E-books and the Universal Digital Library

David Rothman, who hangs out at TeleRead calls for "Kindle in every backpack", to get e-books in the hands of students and others everywhere at low cost.

Eventually, this will come about. Paper books sales are declining while e-book sales rise. With Gutenberg and other projects like Google Books, we are getting to the point where a vast amount of public domain literature is available. What remains to be freely (and legally) accessible online is the vast amount of copyrighted matter. DRM and other techniques are being used to protect this IP when its sold for devices, but in the process this hampers the concept of borrowed library book. To implement the idea of a 'universal digital library' where such material is easily available on a borrowed basis, we will need some way to borrow that DRM key.

Some cautionary comments about the impact of Ebooks on the brain by David Gelertner:

The most important ongoing change to reading itself in today’s online environment is the cheapening of the word. ... the narrowing time between writing for and publishing on the Web is helping to kill the art of editing by crushing it to death. The Internet makes words as cheap and as significant as Cheese Doodles. ...

The tools (as usual) are neutral. It’s up to us to insist that onscreen reading enhance, not replace, traditional book reading. It’s up to us to remember that the medium is not the message; that the meaning and music of the words is what matters, not the glitzy vehicle they arrive in.

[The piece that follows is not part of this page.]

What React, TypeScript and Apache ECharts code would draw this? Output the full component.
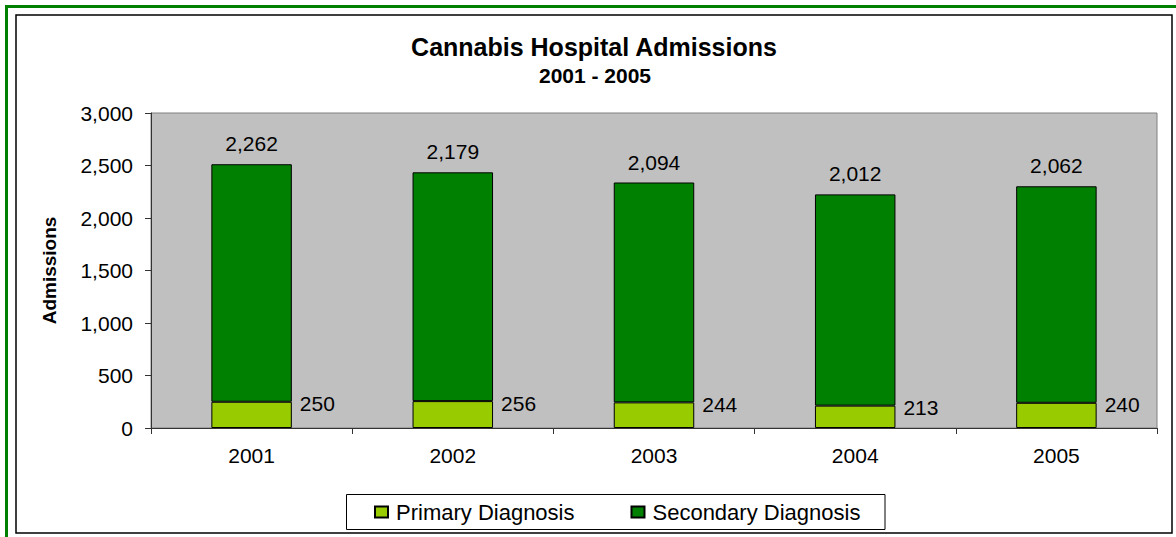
import React, { useEffect, useRef } from "react";
import * as echarts from "echarts";

const years = ["2001", "2002", "2003", "2004", "2005"];
const primaryDiagnosis = [250, 256, 244, 213, 240];
const secondaryDiagnosis = [2262, 2179, 2094, 2012, 2062];
const yTicks = { min: 0, max: 3000, interval: 500 };

const FONT = "'Liberation Sans', Arial, Helvetica, sans-serif";
const fmt = (v: number) => v.toLocaleString("en-US");

export default function App() {
  const ref = useRef<HTMLDivElement>(null);
  useEffect(() => {
    if (!ref.current) return;
    const chart = echarts.init(ref.current, undefined, { renderer: "svg" });
    chart.setOption({
      animation: false,
      backgroundColor: "#ffffff",
      textStyle: { fontFamily: FONT },
      graphic: [
        {
          type: "rect",
          shape: { x: 6.5, y: 6.5, width: 1180, height: 540 },
          style: { fill: "none", stroke: "#008000", lineWidth: 3 },
          silent: true,
        },
        {
          type: "rect",
          shape: { x: 16, y: 15, width: 1156, height: 518 },
          style: { fill: "none", stroke: "#000000", lineWidth: 1.5 },
          silent: true,
        },
        {
          type: "text",
          x: 594,
          y: 47,
          style: {
            text: "Cannabis Hospital Admissions",
            fontFamily: FONT,
            fontSize: 25,
            fontWeight: "bold",
            fill: "#000",
            align: "center",
            verticalAlign: "middle",
          },
        },
        {
          type: "text",
          x: 595,
          y: 75,
          style: {
            text: "2001 - 2005",
            fontFamily: FONT,
            fontSize: 21,
            fontWeight: "bold",
            fill: "#000",
            align: "center",
            verticalAlign: "middle",
          },
        },
        {
          type: "rect",
          shape: { x: 346.5, y: 494.5, width: 538.5, height: 35 },
          style: { fill: "none", stroke: "#000000", lineWidth: 1 },
          silent: true,
        },
      ],
      legend: {
        left: 374,
        top: 501,
        padding: 0,
        itemWidth: 13,
        itemHeight: 11,
        itemGap: 56,
        icon: "rect",
        textStyle: {
          fontFamily: FONT,
          fontSize: 22,
          color: "#000",
          padding: [0, 0, 0, 3],
        },
        data: ["Primary Diagnosis", "Secondary Diagnosis"],
      },
      grid: {
        left: 151,
        top: 113,
        width: 1006,
        height: 315,
        show: true,
        backgroundColor: "#C0C0C0",
        borderColor: "#808080",
        borderWidth: 1,
      },
      xAxis: {
        type: "category",
        data: years,
        axisLine: { lineStyle: { color: "#333", width: 1 } },
        axisTick: { show: true, length: 6, alignWithLabel: false, lineStyle: { color: "#333" } },
        axisLabel: { fontFamily: FONT, fontSize: 21, color: "#000", margin: 17 },
      },
      yAxis: {
        type: "value",
        min: yTicks.min,
        max: yTicks.max,
        interval: yTicks.interval,
        name: "Admissions",
        nameLocation: "middle",
        nameRotate: 90,
        nameGap: 92,
        nameTextStyle: { fontFamily: FONT, fontSize: 19, fontWeight: "bold", color: "#000" },
        axisLine: { show: true, lineStyle: { color: "#333", width: 1 } },
        axisTick: { show: true, length: 6, lineStyle: { color: "#333" } },
        splitLine: { show: false },
        axisLabel: {
          fontFamily: FONT,
          fontSize: 21,
          color: "#000",
          margin: 18,
          formatter: (v: number) => fmt(v),
        },
      },
      series: [
        {
          name: "Primary Diagnosis",
          type: "bar",
          stack: "total",
          barWidth: "40%",
          data: primaryDiagnosis,
          itemStyle: { color: "#99CC00", borderColor: "#000", borderWidth: 1 },
          label: {
            show: true,
            position: ["100%", 0],
            align: "left",
            verticalAlign: "middle",
            offset: [8, 2],
            fontFamily: FONT,
            fontSize: 21,
            color: "#000",
            formatter: (p: any) => fmt(p.value),
          },
        },
        {
          name: "Secondary Diagnosis",
          type: "bar",
          stack: "total",
          barWidth: "40%",
          data: secondaryDiagnosis,
          itemStyle: { color: "#008000", borderColor: "#000", borderWidth: 1 },
          label: {
            show: true,
            position: "top",
            distance: 10,
            fontFamily: FONT,
            fontSize: 21,
            color: "#000",
            formatter: (p: any) => fmt(p.value),
          },
        },
      ],
    });
    return () => chart.dispose();
  }, []);
  return (
    <div
      ref={ref}
      style={{ position: "absolute", left: 0, top: 0, width: 1176, height: 537 }}
    />
  );
}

Postscript: Between starting this article and finishing it, I: opened up 2 dozen Firefox tabs on topics relating to e-books; read reviews of the Barnes & Noble Nook (a Kindle competitor); downloaded Linux E-pub reader Fbreader; read several powerpoint presentations from IDPF's events (IDPF is International Digital Publishing Forum); perused the Gutenberg list of 30,000 public domain titles; picked up my daughter from a High School Robotic competition, then went off for Chinese for dinner with kids, then came home and put the young ones to bed; then re-visited more sites; then dove into three texts downloaded from Google books as epubs and PDFs including P G Wodehouse and a history of the Revolutionary War; and found that last links via E-Reads.com and a blog item by Mark Curtis touting his book DISTRACTION with this marvelous quote:

As e-books move out of their infancy and into a dominant role in the reading life of our society, it is imperative that we recognize the significant psychological differences between reading on screen and reading on paper.

Touche. I have managed to touch dozens and dozens of thought-streams, dipping toes and fingers, and briefly the whole mind, but grazing and moving on, with no more than a quick perusal for most sources. This was non-linear, random-walk, reading. It is imperative that we understand that millions of books at one's fingertips - the Universal Digital Library - may change what those books do for us and mean to us.

UPDATE 10/25: How close we are to universal access to massive numbers of public domain books hit home with this news from March this year - a Sony deal with Google books:

Sony Electronics has struck a deal with Google in a major endorsement that makes more than half a million public domain books from its digitization project available for free on the Sony Reader in its e-book store.